start

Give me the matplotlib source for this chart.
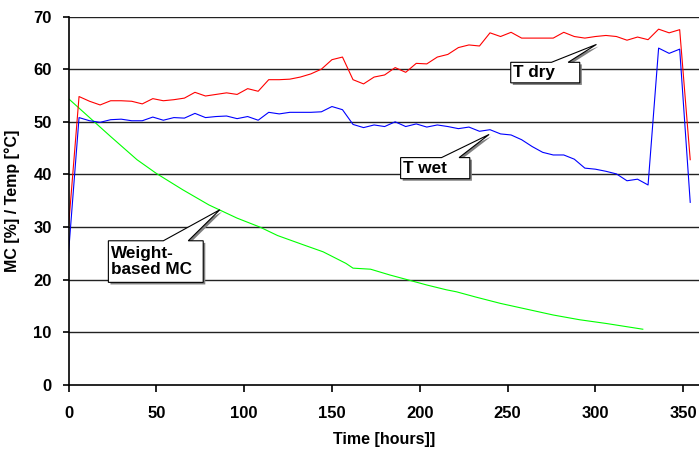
import numpy as np
import matplotlib
matplotlib.use("Agg")
import matplotlib.pyplot as plt
from matplotlib.patches import Polygon
import matplotlib.patheffects as pe

plt.rcParams['font.family'] = ['Liberation Sans', 'DejaVu Sans']
plt.rcParams['font.weight'] = 'bold'

# temperatures, logged every 6 hours
hours = np.arange(0, 355, 6)
t_dry = [30.0, 54.8, 53.9, 53.2, 54.0, 54.0, 53.9, 53.4, 54.4, 54.0,
         54.2, 54.5, 55.6, 54.9, 55.2, 55.5, 55.2, 56.3, 55.8, 58.0,
         58.0, 58.1, 58.5, 59.1, 60.0, 61.8, 62.3, 58.0, 57.2, 58.5,
         58.9, 60.3, 59.4, 61.1, 61.0, 62.3, 62.8, 64.1, 64.6, 64.4,
         66.9, 66.2, 67.0, 65.9, 65.9, 65.9, 65.9, 67.0, 66.2, 65.9,
         66.2, 66.4, 66.2, 65.5, 66.1, 65.6, 67.6, 66.9, 67.5, 42.8]
t_wet = [25.0, 50.8, 50.2, 49.9, 50.4, 50.5, 50.2, 50.2, 50.9, 50.3,
         50.8, 50.7, 51.6, 50.8, 51.0, 51.1, 50.6, 51.0, 50.3, 51.8,
         51.5, 51.8, 51.8, 51.8, 51.9, 52.9, 52.3, 49.5, 48.9, 49.4,
         49.1, 50.0, 49.1, 49.6, 49.0, 49.4, 49.1, 48.7, 49.0, 48.2,
         48.5, 47.7, 47.5, 46.6, 45.3, 44.2, 43.7, 43.7, 42.9, 41.2,
         41.0, 40.6, 40.1, 38.8, 39.1, 38.0, 64.0, 63.0, 63.8, 34.7]

# weight based moisture content
mc_hours = [0, 24, 39, 50, 65, 80, 96, 109, 119, 134, 145, 158, 162, 172,
            183, 193, 204, 215, 221, 232, 246, 261, 276, 291, 306, 327]
mc = [54.4, 47.2, 42.8, 40.2, 37.1, 34.2, 31.7, 30.0, 28.4, 26.6, 25.3,
      23.1, 22.2, 22.0, 20.9, 20.0, 19.0, 18.1, 17.7, 16.7, 15.5, 14.4,
      13.3, 12.4, 11.7, 10.6]

fig = plt.figure(figsize=(6.99, 4.5), dpi=100)
ax = fig.add_axes([0.098, 0.1444, 0.902, 0.8189])

ax.plot(mc_hours, mc, color='#00FF00', lw=0.8)
ax.plot(hours, t_dry, color='#FF0000', lw=0.8)
ax.plot(hours, t_wet, color='#0000FF', lw=0.8)

ax.set_xlim(0, 359)
ax.set_ylim(0, 70)
ax.set_xticks(range(0, 351, 50))
ax.set_yticks(range(0, 71, 10))
for v in range(10, 71, 10):
    ax.axhline(v, color='#222222', lw=1.0, zorder=0)

for s in ['top', 'right']:
    ax.spines[s].set_visible(False)
for s in ['left', 'bottom']:
    ax.spines[s].set_linewidth(1.2)
ax.tick_params(axis='x', direction='out', length=5, width=1.2, pad=10, labelsize=12)
ax.tick_params(axis='y', direction='out', length=4, width=1.2, pad=8, labelsize=12)

ax.set_xlabel('Time [hours]]', fontsize=11.5, fontweight='bold', labelpad=8)
ax.set_ylabel('MC [%] / Temp [°C]', fontsize=11.5, fontweight='bold', labelpad=10)


def callout(x0, x1, y0, y1, b1, b2, tip, text):
    pts = [(x0, y1), (b1, y1), tip, (b2, y1), (x1, y1), (x1, y0), (x0, y0)]
    poly = Polygon(pts, closed=True, facecolor='white', edgecolor='black',
                   lw=0.8, zorder=5,
                   path_effects=[pe.SimplePatchShadow(offset=(1.5, -1.5),
                                                      shadow_rgbFace='#808080', alpha=1),
                                 pe.Normal()])
    ax.add_patch(poly)
    ax.text(x0 + 1.5, (y0 + y1) / 2, text, fontsize=12.3, fontweight='bold',
            va='center', ha='left', zorder=6, linespacing=1.05)


callout(251.8, 291.1, 57.4, 61.3, 275.0, 284.5, (300.6, 64.7), 'T dry')
callout(189.1, 228.5, 39.2, 43.2, 212.4, 222.4, (239.5, 47.6), 'T wet')
callout(22.7, 76.7, 19.5, 27.4, 54.0, 68.2, (86.2, 33.3), 'Weight-\nbased MC')

fig.savefig('out.png', dpi=100)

end

Requirements »
Return only the lines from the start of the data through the line that contains "41.0, 40.6, 40.1, 38.8, 39.1, 38.0, 64.0, 63.0, 63.8, 34.7]", please, copying them exactly and omitting all pictures.

The result »
Give me the matplotlib source for this chart.
import numpy as np
import matplotlib
matplotlib.use("Agg")
import matplotlib.pyplot as plt
from matplotlib.patches import Polygon
import matplotlib.patheffects as pe

plt.rcParams['font.family'] = ['Liberation Sans', 'DejaVu Sans']
plt.rcParams['font.weight'] = 'bold'

# temperatures, logged every 6 hours
hours = np.arange(0, 355, 6)
t_dry = [30.0, 54.8, 53.9, 53.2, 54.0, 54.0, 53.9, 53.4, 54.4, 54.0,
         54.2, 54.5, 55.6, 54.9, 55.2, 55.5, 55.2, 56.3, 55.8, 58.0,
         58.0, 58.1, 58.5, 59.1, 60.0, 61.8, 62.3, 58.0, 57.2, 58.5,
         58.9, 60.3, 59.4, 61.1, 61.0, 62.3, 62.8, 64.1, 64.6, 64.4,
         66.9, 66.2, 67.0, 65.9, 65.9, 65.9, 65.9, 67.0, 66.2, 65.9,
         66.2, 66.4, 66.2, 65.5, 66.1, 65.6, 67.6, 66.9, 67.5, 42.8]
t_wet = [25.0, 50.8, 50.2, 49.9, 50.4, 50.5, 50.2, 50.2, 50.9, 50.3,
         50.8, 50.7, 51.6, 50.8, 51.0, 51.1, 50.6, 51.0, 50.3, 51.8,
         51.5, 51.8, 51.8, 51.8, 51.9, 52.9, 52.3, 49.5, 48.9, 49.4,
         49.1, 50.0, 49.1, 49.6, 49.0, 49.4, 49.1, 48.7, 49.0, 48.2,
         48.5, 47.7, 47.5, 46.6, 45.3, 44.2, 43.7, 43.7, 42.9, 41.2,
         41.0, 40.6, 40.1, 38.8, 39.1, 38.0, 64.0, 63.0, 63.8, 34.7]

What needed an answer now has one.